Gran historiador como era, don Daniel no reparó en el origen remoto de esta extensa y muchas veces confusa mezcla de preceptos generales con detalles reguladores que a veces parece más un catálogo de buenas intenciones que un conjunto de reglas fundamentales para normar la vida pública. Me refiero a las Leyes de Indias, código ético de un Estado tutelar y paternal que -como observó el historiador norteamericano Richard Morse- correspondía a la tradición neotomista en la cual las leyes no son tanto preceptos acotados y precisos de cumplimiento obligatorio sino derivaciones de la ley natural o propuestas deseables orientadas al Bien común que siempre pueden obedecerse en teoría e incumplirse en la práctica.
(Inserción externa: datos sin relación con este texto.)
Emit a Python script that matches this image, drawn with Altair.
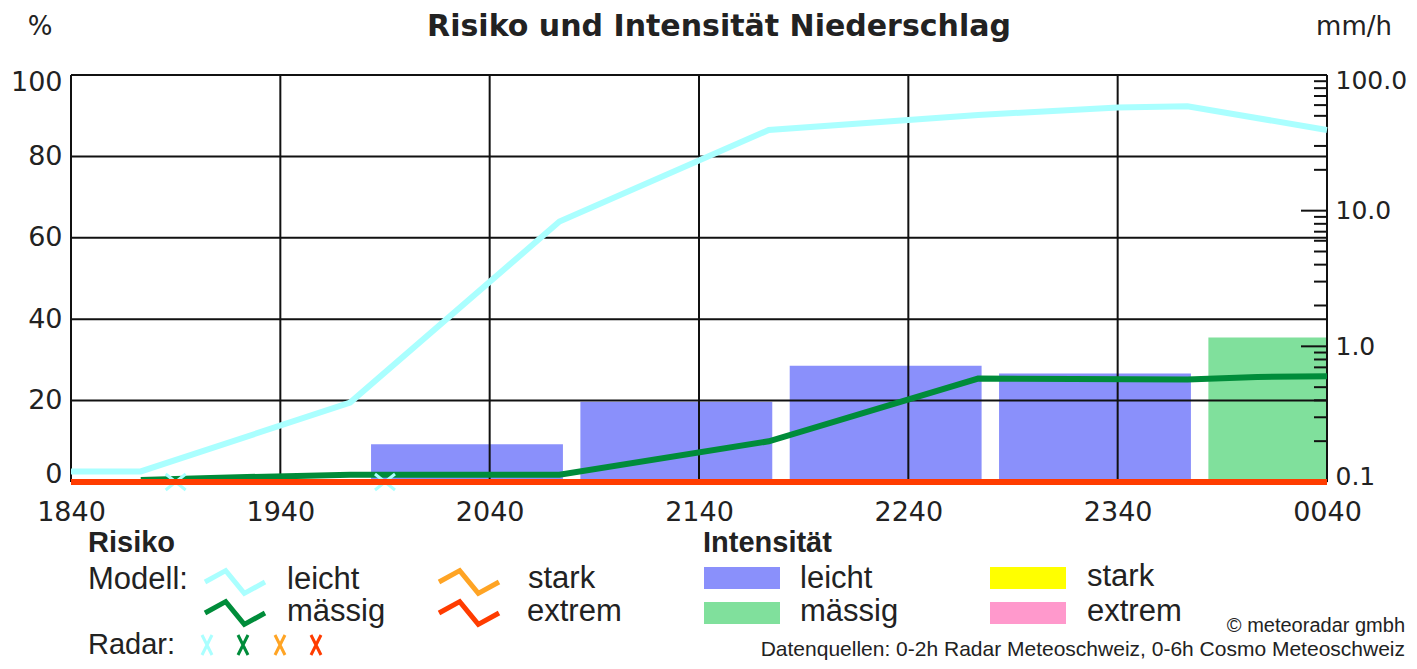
import altair as alt
import pandas as pd

# ------------------------------------------------------------------ data
X_TICK_LABELS = ["1840", "1940", "2040", "2140", "2240", "2340", "0040"]
X_TICK_STEP = 60          # minutes between labelled ticks
START = "18:40"
Y_LEFT_TICKS = [0, 20, 40, 60, 80, 100]
Y_RIGHT_LABELS = [0.1, 1, 10, 100]
Y_RIGHT_MAJOR = [1, 10]
Y_RIGHT_MINOR = [0.2, 0.3, 0.4, 0.5, 0.6, 0.7, 0.8, 0.9,
                 2, 3, 4, 5, 6, 7, 8, 9,
                 20, 30, 40, 50, 60, 70, 80, 90]

# Risiko (model) in %
leicht_times = ["18:40", "19:00", "20:00", "21:00", "22:00", "23:00", "23:40", "00:00", "00:40"]
leicht_pct = [2.6, 2.6, 19.5, 64.0, 86.5, 90.2, 92.0, 92.3, 86.5]

maessig_times = ["19:00", "19:20", "20:00", "21:00", "22:00", "23:00", "00:00", "00:20", "00:40"]
maessig_pct = [0.5, 1.0, 1.8, 1.8, 10.0, 25.4, 25.2, 25.8, 26.0]

stark_times = ["18:40", "00:40"]
stark_pct = [0.0, 0.0]

extrem_times = ["18:40", "00:40"]
extrem_pct = [0.0, 0.0]

# Risiko (radar) markers
radar_times = ["19:10", "20:10"]
radar_pct = [0.0, 0.0]

# Intensität in mm/h (hourly bars)
bar_start = ["20:06", "21:06", "22:06", "23:06", "00:06"]
bar_end = ["21:01", "22:01", "23:01", "00:01", "01:00"]
bar_mmh = [0.19, 0.39, 0.72, 0.63, 1.16]
bar_class = ["leicht", "leicht", "leicht", "leicht", "mässig"]

RISK_COLORS = {"leicht": "#aaffff", "mässig": "#008c3a", "stark": "#ffa424", "extrem": "#ff3c00"}
INT_COLORS = {"leicht": "#8a90fb", "mässig": "#80e09c", "stark": "#ffff00", "extrem": "#ff99cc"}

# ------------------------------------------------------------------ helpers
def mins(t):
    h, m = map(int, t.split(":"))
    h0, m0 = map(int, START.split(":"))
    v = h * 60 + m - (h0 * 60 + m0)
    return v + 1440 if v < 0 else v

W, H = 1256, 407
OX, OY = 71, 75           # page position of plot origin
XMAX = X_TICK_STEP * (len(X_TICK_LABELS) - 1)
ONE = pd.DataFrame({"k": [0]})

label_list = "[" + ",".join("'%s'" % s for s in X_TICK_LABELS) + "]"
x_axis = alt.Axis(values=[i * X_TICK_STEP for i in range(len(X_TICK_LABELS))],
                  labelExpr=f"{label_list}[round(datum.value/{X_TICK_STEP})]",
                  title=None, grid=False, ticks=False, domain=False, labelFlush=False,
                  labelFont="DejaVu Sans", labelFontSize=27, labelColor="#222",
                  labelPadding=17, labelOverlap=False)
x_scale = alt.Scale(domain=[0, XMAX], nice=False, zero=False)

pct_axis = alt.Axis(orient="left", values=Y_LEFT_TICKS, title=None, grid=False, ticks=False,
                    domain=False, labelFlush=True, labelFlushOffset=6, labelFont="DejaVu Sans",
                    labelFontSize=27, labelColor="#222", labelPadding=9)
pct_scale = alt.Scale(domain=[0, 100], nice=False, zero=False)

log_axis = alt.Axis(orient="right", values=Y_RIGHT_LABELS, format=".1f", title=None, grid=False,
                    ticks=False, domain=False, labelFlush=True, labelFlushOffset=7,
                    labelFont="DejaVu Sans", labelFontSize=25, labelColor="#222", labelPadding=8)
log_scale = alt.Scale(type="log", domain=[0.1, 100], nice=False)


def X(field="t"):
    return alt.X(f"{field}:Q", scale=x_scale, axis=x_axis)


def line_df(times, vals):
    return pd.DataFrame({"t": [mins(t) for t in times], "pct": vals})


# ------------------------------------------------------------------ log (intensity) group
bars_df = pd.DataFrame({"t": [mins(t) for t in bar_start],
                        "t2": [mins(t) for t in bar_end],
                        "mmh": bar_mmh, "cls": bar_class})
bars = alt.Chart(bars_df).mark_rect(clip=True).encode(
    x=X(), x2="t2:Q",
    y=alt.Y("mmh:Q", scale=log_scale, axis=log_axis),
    y2=alt.datum(0.1),
    color=alt.Color("cls:N", scale=alt.Scale(domain=list(INT_COLORS), range=list(INT_COLORS.values())),
                    legend=None),
)
minor = alt.Chart(pd.DataFrame({"v": Y_RIGHT_MINOR})).mark_rule(color="#111", strokeWidth=2).encode(
    y=alt.Y("v:Q", scale=log_scale, axis=log_axis), x=alt.value(W - 13), x2=alt.value(W))
major = alt.Chart(pd.DataFrame({"v": Y_RIGHT_MAJOR})).mark_rule(color="#111", strokeWidth=2).encode(
    y=alt.Y("v:Q", scale=log_scale, axis=log_axis), x=alt.value(W - 26), x2=alt.value(W))
log_group = alt.layer(bars, minor, major)

# ------------------------------------------------------------------ percent (risk) group
vgrid = alt.Chart(pd.DataFrame({"t": [i * X_TICK_STEP for i in range(len(X_TICK_LABELS))]})
                  ).mark_rule(color="#111", strokeWidth=2).encode(x=X())
hgrid = alt.Chart(pd.DataFrame({"pct": Y_LEFT_TICKS})).mark_rule(color="#111", strokeWidth=2).encode(
    y=alt.Y("pct:Q", scale=pct_scale, axis=pct_axis))

XPATH = "M-1,-0.8L1,0.8M1,-0.8L-1,0.8"
radar = alt.Chart(line_df(radar_times, radar_pct)).mark_point(
    shape=XPATH, size=400, filled=False, strokeWidth=3, color=RISK_COLORS["leicht"], opacity=1
).encode(x=X(), y=alt.Y("pct:Q", scale=pct_scale, axis=pct_axis))


def risk_line(times, vals, cls, width):
    return alt.Chart(line_df(times, vals)).mark_line(
        color=RISK_COLORS[cls], strokeWidth=width, strokeJoin="miter"
    ).encode(x=X(), y=alt.Y("pct:Q", scale=pct_scale, axis=pct_axis))


pct_group = alt.layer(
    vgrid, hgrid,
    risk_line(leicht_times, leicht_pct, "leicht", 6),
    risk_line(maessig_times, maessig_pct, "mässig", 6),
    radar,
    risk_line(stark_times, stark_pct, "stark", 6),
    risk_line(extrem_times, extrem_pct, "extrem", 6),
)

# ------------------------------------------------------------------ texts & legend
def txt(s, x, y, size, bold=False, align="left", font="Liberation Sans", color="#222"):
    return alt.Chart(ONE).mark_text(
        text=s, align=align, baseline="middle", fontSize=size,
        fontWeight="bold" if bold else "normal", font=font, color=color
    ).encode(x=alt.value(x - OX), y=alt.value(y - OY))


ZIG = "M-1,0L-0.31,-0.38L0.31,0.38L1,0"


def zig(x, y, color):
    return alt.Chart(ONE).mark_point(shape=ZIG, size=3600, filled=False, strokeWidth=5,
                                     color=color, opacity=1, strokeJoin="miter").encode(
        x=alt.value(x - OX), y=alt.value(y - OY))


def cross(x, y, color):
    return alt.Chart(ONE).mark_point(shape="M-0.5,-1L0.5,1M0.5,-1L-0.5,1", size=400, filled=False,
                                     strokeWidth=3, color=color, opacity=1).encode(
        x=alt.value(x - OX), y=alt.value(y - OY))


def swatch(x, y, color):
    return alt.Chart(ONE).mark_rect(color=color).encode(
        x=alt.value(x - OX), x2=alt.value(x + 76 - OX), y=alt.value(y - 11 - OY), y2=alt.value(y + 11 - OY))


annot = [
    txt("Risiko und Intensität Niederschlag", 719, 27, 30, bold=True, align="center", font="DejaVu Sans"),
    txt("%", 40, 27, 26, align="center", font="DejaVu Sans"),
    txt("mm/h", 1392, 27, 26, align="right", font="DejaVu Sans"),
    txt("Risiko", 88, 543, 29, bold=True),
    txt("Modell:", 88, 580, 31),
    zig(235, 582, RISK_COLORS["leicht"]), txt("leicht", 287, 580, 31),
    zig(235, 613, RISK_COLORS["mässig"]), txt("mässig", 287, 612, 31),
    zig(469, 582, RISK_COLORS["stark"]), txt("stark", 528, 579, 31),
    zig(469, 613, RISK_COLORS["extrem"]), txt("extrem", 527, 612, 31),
    txt("Radar:", 88, 645, 29),
    cross(207, 645, RISK_COLORS["leicht"]), cross(243, 645, RISK_COLORS["mässig"]),
    cross(280, 645, RISK_COLORS["stark"]), cross(316, 645, RISK_COLORS["extrem"]),
    txt("Intensität", 703, 543, 29, bold=True),
    swatch(704, 578, INT_COLORS["leicht"]), txt("leicht", 800, 579, 31),
    swatch(704, 613, INT_COLORS["mässig"]), txt("mässig", 800, 612, 31),
    swatch(990, 578, INT_COLORS["stark"]), txt("stark", 1087, 577, 31),
    swatch(990, 613, INT_COLORS["extrem"]), txt("extrem", 1087, 612, 31),
    txt("© meteoradar gmbh", 1405, 626, 20, align="right"),
    txt("Datenquellen: 0-2h Radar Meteoschweiz, 0-6h Cosmo Meteoschweiz", 1405, 650, 21, align="right"),
]

chart = alt.layer(log_group, pct_group, *annot).resolve_scale(y="independent").properties(
    width=W, height=H,
    padding={"left": 63, "top": 67, "right": 80, "bottom": 179},
    autosize=alt.AutoSizeParams(type="none"),
).configure_view(stroke=None).configure(background="white")

chart.save("out.html", embed_options={"renderer": "svg", "actions": False})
En cualquier caso, lo que a Cosío Villegas le importaba era la reforma de la vieja y remendada Constitución y la hechura de otra más breve, elegante, clara, coherente y más acorde con los tiempos. Una Carta, sobre todo, que atendiera al imperativo político número uno de aquel México (y de todos los Méxicos): limitar el poder presidencial. Nadie le hizo caso, por supuesto, y el país pagó muy caro la falta de diques al Ejecutivo. Treinta años más tarde -ahogado el niño, cubierto el pozo- el nuevo régimen ha abierto el debate. Será en buena hora, si el proceso de deliberación no distrae en exceso los afanes públicos. Para ello aquel buen profeta proponía un mecanismo ingenioso.

El ciclo duraría dos años. Durante el primero, una pequeña (sí, pequeña) comisión de juristas, economistas, sociólogos e historiadores (no me apunto) haría un anteproyecto que se sometería a dos tipos de escrutinio o consulta: el estamental de sus pares y el demográfico, por edades. Durante el segundo año, el proyecto pasaría al Congreso que legislaría de manera libre y soberana hasta dar a luz a la nueva Constitución.

Treinta años más tarde, quizá valga la pena ensayar el método pero en las circunstancias actuales -como ha demostrado en este espacio Jaime Sánchez Susarrey- las dudas son igualmente legítimas. El régimen presidencialista está siendo acotado en la práctica por la composición plural del Congreso y el ejercicio efectivo de las libertades consagradas en la más ceñida y esencial Carta de 1857. Los artículos más anacrónicos (27 y 130) se han modificado en un sentido realista. Queda desde luego la reforma del 123, pero no se ve la necesidad de reelaborar toda la Constitución para abordar el espinoso asunto laboral.

En unos días -el 10 de marzo- se cumplen 25 años de su fallecimiento. No sé si el proyecto de reforma actual le hubiese convencido. Sé, en cambio, que admiraba a los Constituyentes de 1857 sobre los de 1917 por una razón: no sólo redactaron la Constitución, la cumplieron.